ESKİ Cumhurbaşkanı Süleyman Demirel, ‘Derin devlet devletin askeridir’ diyor.
Hürriyet Gazetesi’nin (18.04.2005) aktardığına göre CNN Türk’te yayınlanan Ankara Kulisi programında (17.04.2005) eski Cumhurbaşkanı‘Kanunları icra edemeyince, o zaman, ülke elden gidiyor ve binlerce sıkıntıyla kurduğumuz devlet elden gidiyor, deyip, derin devlet devlete sarılmıştır’ buyuruyor ve ‘Nedir derin devlet?’ sorusuna ise şu karşılığı veriyor:
‘Devletin kendisidir derin devlet, askeridir derin devlet. 1912 Halaskar Subaylar olayından bu yana Türkiye Cumhuriyeti devletinde cumhuriyeti kuran askerler, devletin yıkılıverme endişesinden daima korku duymuşlardır...’
* * *
‘...Derin devlete ülkenin muhtaç olması, ülkenin yönetilememesinden ileri gelmektedir. Türkiye’de olup bitenlere bakalım. Bugün Türkiye’nin AB ve diğer politikalarına karşı halkta bir reaksiyon yoktur. Siyasetçilerin anlatması lazım gelen şey, Türkiye’nin birliği ve beraberliğinin önemidir...’
* * *
‘...Geçmişte Türkiye, yönetilemez hale gelince sıkıyönetimi ilan etmiştir. 80 senelik cumhuriyet tarihinin 40’ı sıkıyönetimle geçmiştir... Derin devlet, devleti onların kanaatine göre yıkılma sınırına getirmediğiniz takdirde hareket halinde değildir. Onlar ayrı bir devlet değildir. Devlete el koydukları zaman derin devlet olurlar.
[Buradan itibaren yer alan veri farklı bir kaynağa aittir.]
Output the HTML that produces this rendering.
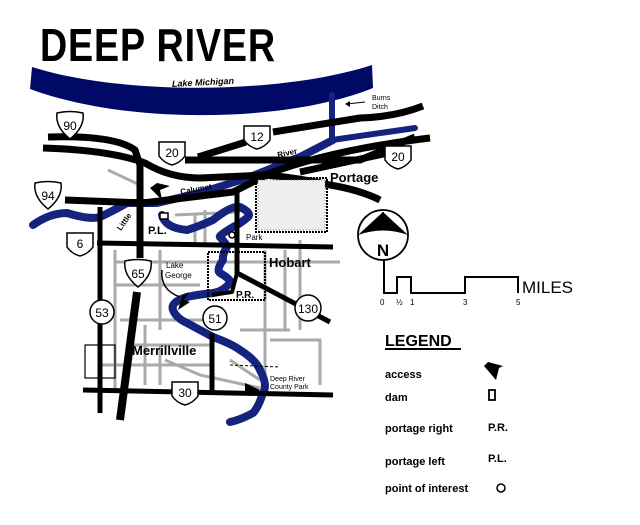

O zaman devlet yoktur...’
* * *
Süleyman Demirel Recep Tayyip Erdoğan hükümetinin yarattığı ‘yönetim boşluğuna’ karşı uyarılarda bulunurken yukarıda yer alan sözleri söylüyor.
Ancak, üzülerek görüyorum ki, Türkiye’nin 40 yılında çok etkin olmuş bir siyasetçi, garabet olguları, bunlar birer gerçek olsalar dahi, ülkenin hálá doğal şartlarıymış gibi takdim ediyor:
Süleyman Demirel mantığı öz cümle diyor ki:
1) Ülkede hákim olan hukukun üstünlüğü değil, derin devletin (asker) üstünlüğüdür.
2) Ülke iyi yönetilmeyince hükümet seçimlerle değil, müdahaleyle değiştirilir.
3) Cumhuriyeti millet değil, asker kurmuştur.
4) Milletin değil, askerin kanaati esastır.
5) Devletin yıkılma endişesi her zaman vardır ve bu endişeyi en çok askerler duyarlar.
* * *
Kendisi de iki kere askeri müdahale gördüğüne göre; Süleyman Demirel kendisinin de en az iki kere ‘Türkiye’yi yönetemediğini’ kabul ediyor.
* * *
Süleyman Demirel, Bülent Ecevit, Kenan Evren’in ardı ardına yaptıkları açıklamaların Recep Tayyip Erdoğan’a birer nasihat olduğunu söyleyenler çıkacaktır.
Ancak, üslubun zaman zaman birer gözdağına dönüştüğünü de görmemek mümkün değil.
İşkenceler, yargısız infazlar, özgürlüklerin ayaklar altında çiğnenmesi, hukukun yok edilmesi birinin diğerine uyarı olarak nakil edeceği nasihatler değil; utanılması gereken dönemlerin ‘ama bizim tarihimizden gelen kendi şartlarımız var’ kıvamında bir kılıfa sokulmasıdır.
Köteği atanlar ile köteği yiyenlerin aynı kanaatte olması ise çok acıdır!